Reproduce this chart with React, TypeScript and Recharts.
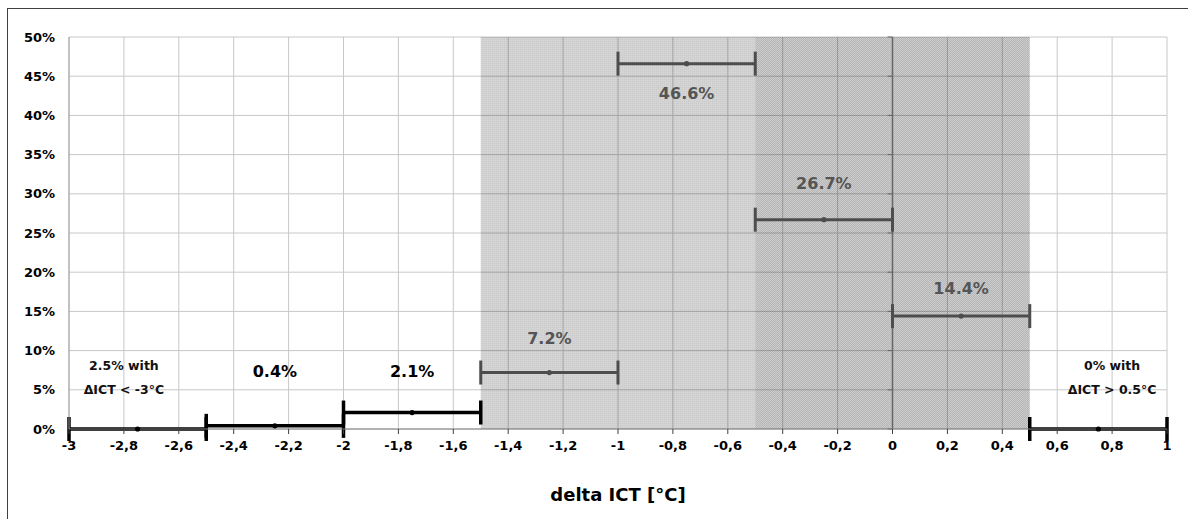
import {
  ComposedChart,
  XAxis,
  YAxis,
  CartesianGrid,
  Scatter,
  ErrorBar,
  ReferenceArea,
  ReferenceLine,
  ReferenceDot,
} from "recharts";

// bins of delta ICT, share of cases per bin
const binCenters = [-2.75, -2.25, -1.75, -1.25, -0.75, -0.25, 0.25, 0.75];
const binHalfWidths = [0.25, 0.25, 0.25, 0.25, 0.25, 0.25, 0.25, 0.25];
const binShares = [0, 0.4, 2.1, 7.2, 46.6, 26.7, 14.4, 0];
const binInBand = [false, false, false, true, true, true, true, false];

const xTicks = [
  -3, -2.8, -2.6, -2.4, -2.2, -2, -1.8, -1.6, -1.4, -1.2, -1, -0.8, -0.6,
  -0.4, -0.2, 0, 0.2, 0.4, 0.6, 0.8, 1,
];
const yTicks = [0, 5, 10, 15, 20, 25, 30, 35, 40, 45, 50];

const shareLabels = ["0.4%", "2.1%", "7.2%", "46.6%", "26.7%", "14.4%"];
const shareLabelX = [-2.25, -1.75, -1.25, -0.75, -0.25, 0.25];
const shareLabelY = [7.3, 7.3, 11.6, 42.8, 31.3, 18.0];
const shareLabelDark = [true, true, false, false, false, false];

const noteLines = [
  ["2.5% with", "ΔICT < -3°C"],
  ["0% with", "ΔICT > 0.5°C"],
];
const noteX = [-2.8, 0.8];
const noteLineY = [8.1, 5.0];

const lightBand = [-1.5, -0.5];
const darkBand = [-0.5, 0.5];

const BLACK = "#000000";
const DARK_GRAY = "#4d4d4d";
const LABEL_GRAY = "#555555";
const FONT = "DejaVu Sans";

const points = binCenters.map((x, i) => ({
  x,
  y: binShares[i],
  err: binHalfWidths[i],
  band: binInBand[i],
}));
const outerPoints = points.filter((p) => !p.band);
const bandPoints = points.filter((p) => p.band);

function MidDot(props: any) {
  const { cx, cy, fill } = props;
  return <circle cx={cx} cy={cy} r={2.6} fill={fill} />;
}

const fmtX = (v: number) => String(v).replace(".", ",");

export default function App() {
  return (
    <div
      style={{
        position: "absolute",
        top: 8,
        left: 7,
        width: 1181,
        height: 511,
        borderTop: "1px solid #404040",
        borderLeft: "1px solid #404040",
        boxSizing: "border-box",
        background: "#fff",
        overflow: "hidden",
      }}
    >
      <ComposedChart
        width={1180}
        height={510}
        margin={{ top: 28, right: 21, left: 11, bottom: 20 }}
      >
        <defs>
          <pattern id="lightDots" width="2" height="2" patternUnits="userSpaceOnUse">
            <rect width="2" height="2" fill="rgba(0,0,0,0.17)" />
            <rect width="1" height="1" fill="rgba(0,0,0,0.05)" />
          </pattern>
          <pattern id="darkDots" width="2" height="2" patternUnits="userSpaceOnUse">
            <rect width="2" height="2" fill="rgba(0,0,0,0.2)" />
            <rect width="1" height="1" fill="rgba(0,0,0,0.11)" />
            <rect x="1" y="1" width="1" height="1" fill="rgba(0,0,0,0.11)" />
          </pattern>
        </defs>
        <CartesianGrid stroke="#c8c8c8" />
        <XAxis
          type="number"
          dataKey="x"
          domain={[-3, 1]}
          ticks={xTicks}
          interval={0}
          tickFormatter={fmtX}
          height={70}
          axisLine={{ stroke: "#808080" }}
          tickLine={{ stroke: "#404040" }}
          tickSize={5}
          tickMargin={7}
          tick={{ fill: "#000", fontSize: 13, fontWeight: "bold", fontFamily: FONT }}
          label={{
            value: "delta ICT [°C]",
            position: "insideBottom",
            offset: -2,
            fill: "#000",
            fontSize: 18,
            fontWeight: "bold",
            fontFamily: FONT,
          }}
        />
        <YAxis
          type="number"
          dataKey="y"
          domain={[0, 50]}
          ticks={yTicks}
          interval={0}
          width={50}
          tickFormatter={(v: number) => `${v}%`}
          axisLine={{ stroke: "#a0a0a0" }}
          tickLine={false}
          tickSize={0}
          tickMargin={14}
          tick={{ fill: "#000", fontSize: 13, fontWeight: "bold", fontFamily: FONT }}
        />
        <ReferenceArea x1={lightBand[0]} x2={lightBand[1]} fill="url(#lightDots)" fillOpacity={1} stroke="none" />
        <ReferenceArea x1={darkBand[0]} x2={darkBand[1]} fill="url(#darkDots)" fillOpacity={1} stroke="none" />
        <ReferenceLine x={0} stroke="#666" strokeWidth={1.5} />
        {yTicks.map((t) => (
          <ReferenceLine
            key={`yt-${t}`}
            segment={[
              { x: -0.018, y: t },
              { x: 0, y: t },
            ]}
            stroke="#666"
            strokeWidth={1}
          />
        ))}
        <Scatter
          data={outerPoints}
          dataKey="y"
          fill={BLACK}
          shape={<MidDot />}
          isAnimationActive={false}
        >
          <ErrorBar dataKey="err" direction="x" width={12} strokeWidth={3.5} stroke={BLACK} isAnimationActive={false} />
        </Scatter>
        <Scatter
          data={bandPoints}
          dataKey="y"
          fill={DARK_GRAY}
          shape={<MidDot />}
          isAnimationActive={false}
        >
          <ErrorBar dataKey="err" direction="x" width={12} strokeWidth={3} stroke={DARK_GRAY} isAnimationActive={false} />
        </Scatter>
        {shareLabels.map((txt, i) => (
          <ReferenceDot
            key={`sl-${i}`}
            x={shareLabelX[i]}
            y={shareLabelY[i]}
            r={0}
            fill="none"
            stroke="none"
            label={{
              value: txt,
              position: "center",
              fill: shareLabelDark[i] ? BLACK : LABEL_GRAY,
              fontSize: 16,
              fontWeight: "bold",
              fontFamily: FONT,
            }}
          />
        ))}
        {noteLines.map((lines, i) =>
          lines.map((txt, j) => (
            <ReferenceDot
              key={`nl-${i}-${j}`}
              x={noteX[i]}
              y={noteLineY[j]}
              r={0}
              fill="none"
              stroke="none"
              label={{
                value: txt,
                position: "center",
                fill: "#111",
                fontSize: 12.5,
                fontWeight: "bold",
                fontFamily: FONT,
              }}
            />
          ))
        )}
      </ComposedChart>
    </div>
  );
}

---------------

*TASK REQUIREMENTS*:
Without the pictures, please reproduce each line of the listing above exactly, from the first one through the line bearing "true, true, false];".

*RESULT BELOW*:
Reproduce this chart with React, TypeScript and Recharts.
import {
  ComposedChart,
  XAxis,
  YAxis,
  CartesianGrid,
  Scatter,
  ErrorBar,
  ReferenceArea,
  ReferenceLine,
  ReferenceDot,
} from "recharts";

// bins of delta ICT, share of cases per bin
const binCenters = [-2.75, -2.25, -1.75, -1.25, -0.75, -0.25, 0.25, 0.75];
const binHalfWidths = [0.25, 0.25, 0.25, 0.25, 0.25, 0.25, 0.25, 0.25];
const binShares = [0, 0.4, 2.1, 7.2, 46.6, 26.7, 14.4, 0];
const binInBand = [false, false, false, true, true, true, true, false];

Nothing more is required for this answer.